Malgré le rubicon esthétique qui les sépare, la trajectoire de Fernando Meirelles rappelle étrangement celle de Dany Boyle. Comme l’éternel wannabe d’outre-Manche, le Brésilien fut adoubé à la suite d’un coup d’éclat de jeunesse, une Cité de Dieu pleine de bruits et de fureur qui n’était, on le découvrira plus tard, qu’une tartine de maquillage aussi bluffante au premier rendez-vous que captieuse à la longue. En cause ces mêmes manières d’élèves brillants et péroreurs, qui truffent leur travail de contorsions rhétoriques gueulardes pour mieux masquer les limites de leur style. Une supercherie que The Constant gardener commençait de dévoiler et que Blindness achève de griller. Meirelles, ou comment éblouir le spectateur en l’aveuglant.
Au départ, un bouquin de José Saramago. L’histoire d’une pandémie de cécité blanche qui frappe partout et tout le monde. Tout le monde sauf une femme apparemment immunisée contre la maladie (Julianne Moore). Parquée par erreur avec des infectés, elle qui jusqu’ici s’effaçait devant ses pairs va devenir leur guide au milieu d’une apocalypse diaphane. Un pitch au potentiel évident, trop sans doute pour un enfonceur de portes ouvertes. Cécité blanche ? Pan ! Photo sur-ex, contre-jour et lumière voilée. Une seule voyante parmi les aveugles ? Hop ! Parabole messianique et son cortège de métaphores. Recomposition communautaire ? Zou ! Echantillonnage humain façon pub Benetton. Blindness fonctionne ainsi tout du long, par sur-monstration plutôt que par retrait, à coup de chichis plutôt que de retenue, en appelant paradoxalement au vérisme de Saramago sans voir qu’il l’annihile de facto. Même le volet « expérience sociale » de l’affaire ne convainc qu’à moitié : société désorganisée = loi du plus fort = l’homme est un loup pour l’homme, le tout avec les détails crapoteux et viols en réunion de rigueur. Une réflexion sur le pouvoir si balisée et anesthésiée qu’elle en perd toute portée.

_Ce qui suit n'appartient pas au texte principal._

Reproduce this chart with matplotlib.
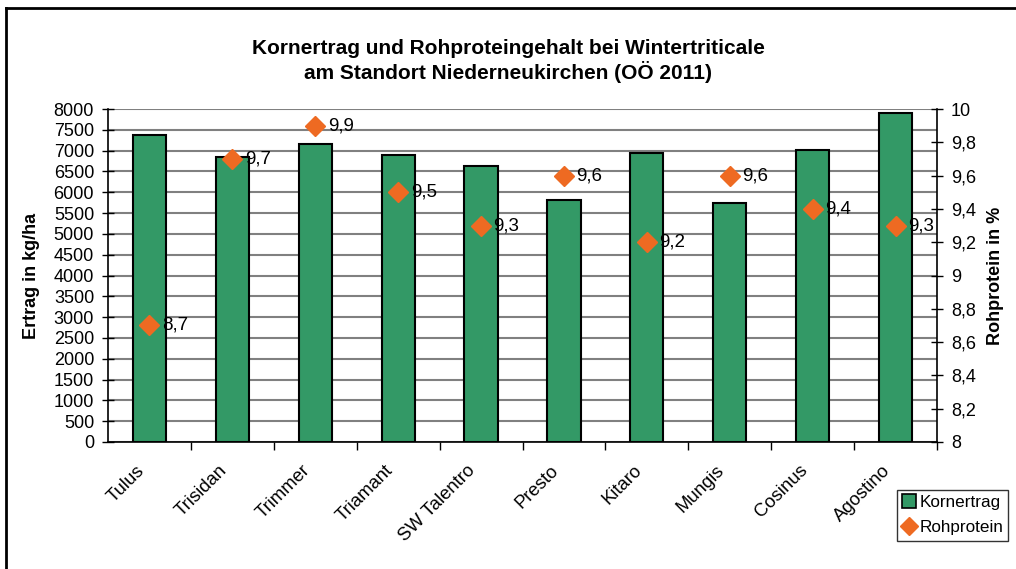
import matplotlib
matplotlib.use("Agg")
import matplotlib.pyplot as plt
import matplotlib.transforms as mtransforms
from matplotlib.lines import Line2D
from matplotlib.ticker import FixedLocator

plt.rcParams['font.family'] = ['Liberation Sans', 'DejaVu Sans']

categories = ["Tulus", "Trisidan", "Trimmer", "Triamant", "SW Talentro",
              "Presto", "Kitaro", "Mungis", "Cosinus", "Agostino"]
ertrag = [7375, 6850, 7160, 6890, 6630, 5810, 6940, 5750, 7020, 7910]
protein = [8.7, 9.7, 9.9, 9.5, 9.3, 9.6, 9.2, 9.6, 9.4, 9.3]
left_ticks = list(range(0, 8001, 500))
right_ticks = [8, 8.2, 8.4, 8.6, 8.8, 9, 9.2, 9.4, 9.6, 9.8, 10]

bar_color = "#339966"
marker_color = "#EE6A22"

fig = plt.figure(figsize=(10.16, 5.69), dpi=100)
ax = fig.add_axes([108/1016, 1-442/569, (937-108)/1016, (442-109)/569])

x = list(range(len(categories)))
ax.bar(x, ertrag, width=0.4, color=bar_color, edgecolor="black", linewidth=1.5, zorder=3)
ax.set_xlim(-0.5, len(categories)-0.5)
ax.set_ylim(0, 8000)
ax.yaxis.set_major_locator(FixedLocator(left_ticks))
ax.set_yticklabels([str(t) for t in left_ticks], fontsize=13)
ax.grid(axis='y', color="#808080", linewidth=1.5, zorder=0)
ax.set_axisbelow(True)
ax.set_xticks(x)
ax.set_xticklabels(categories, rotation=45, ha='right', rotation_mode='anchor', fontsize=13.3)
ax.tick_params(axis='x', which='major', length=0, pad=13)
offset = mtransforms.ScaledTranslation(-14/100, -2/100, fig.dpi_scale_trans)
for lab in ax.get_xticklabels():
    lab.set_transform(lab.get_transform() + offset)
ax.set_xticks([i + 0.5 for i in x], minor=True)
ax.tick_params(axis='x', which='minor', length=6, direction='out', width=1)
ax.tick_params(axis='y', length=8, direction='inout', width=1, pad=6)
ax.spines['top'].set_visible(False)
ax.spines['right'].set_visible(False)
for s in ['left', 'bottom']:
    ax.spines[s].set_linewidth(1.2)
ax.set_ylabel("Ertrag in kg/ha", fontsize=13, fontweight='bold', labelpad=10)

ax2 = ax.twinx()
ax2.set_ylim(8, 10)
ax2.yaxis.set_major_locator(FixedLocator(right_ticks))
ax2.set_yticklabels([("%g" % t).replace('.', ',') for t in right_ticks], fontsize=13)
ax2.tick_params(axis='y', length=8, direction='inout', width=1, pad=6)
ax2.spines['top'].set_visible(False)
ax2.spines['left'].set_visible(False)
ax2.spines['bottom'].set_visible(False)
ax2.spines['right'].set_linewidth(1.2)
ax2.plot(x, protein, linestyle='none', marker='D', markersize=10, color=marker_color, zorder=5)
for xi, p in zip(x, protein):
    ax2.annotate(("%g" % p).replace('.', ','), (xi, p), xytext=(9, 0), textcoords='offset points',
                 va='center', ha='left', fontsize=13.5)
ax2.set_ylabel("Rohprotein in %", fontsize=13, fontweight='bold', labelpad=8)

fig.text(0.5, 1-61/569, "Kornertrag und Rohproteingehalt bei Wintertriticale\nam Standort Niederneukirchen (OÖ 2011)",
         ha='center', va='center', fontsize=15, fontweight='bold', linespacing=1.2)

handles = [Line2D([0], [0], marker='s', linestyle='none', markersize=10, markerfacecolor=bar_color,
                  markeredgecolor='black', markeredgewidth=1.2),
           Line2D([0], [0], marker='D', linestyle='none', markersize=9, color=marker_color)]
leg = fig.legend(handles, ["Kornertrag", "Rohprotein"], loc='upper left',
                 bbox_to_anchor=(897/1016, 1-490/569), fontsize=12.3, frameon=True, fancybox=False,
                 edgecolor='black', handlelength=0.8, handletextpad=0.2, borderpad=0.3,
                 labelspacing=0.6, borderaxespad=0)
leg.get_frame().set_linewidth(1)

# figure frame
fig.add_artist(Line2D([6/1016, 6/1016], [0, 1-8/569], transform=fig.transFigure, color='black', linewidth=2))
fig.add_artist(Line2D([6/1016, 1], [1-8/569, 1-8/569], transform=fig.transFigure, color='black', linewidth=2))

fig.savefig("out.png", dpi=100)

Blindness offre bien quelques visions saisissantes dans son troisième tiers (la ville à l’abandon peuplée de zombies aveugles), mais aucune qui ne renvoient à d’autres films plus ou moins récents (Zombie, Je suis une légende, 28 jours plus tard). Même si le retournement final émeut in extremis, impossible de ne pas se souvenir que, sur un pitch équivalent, Shyamalan avait shooté voilà quelques mois Phénomènes. Un bijou théorique qui s’interrogeait de l’intérieur et ne limitait pas ses propositions esthétiques à un décorum laiteux.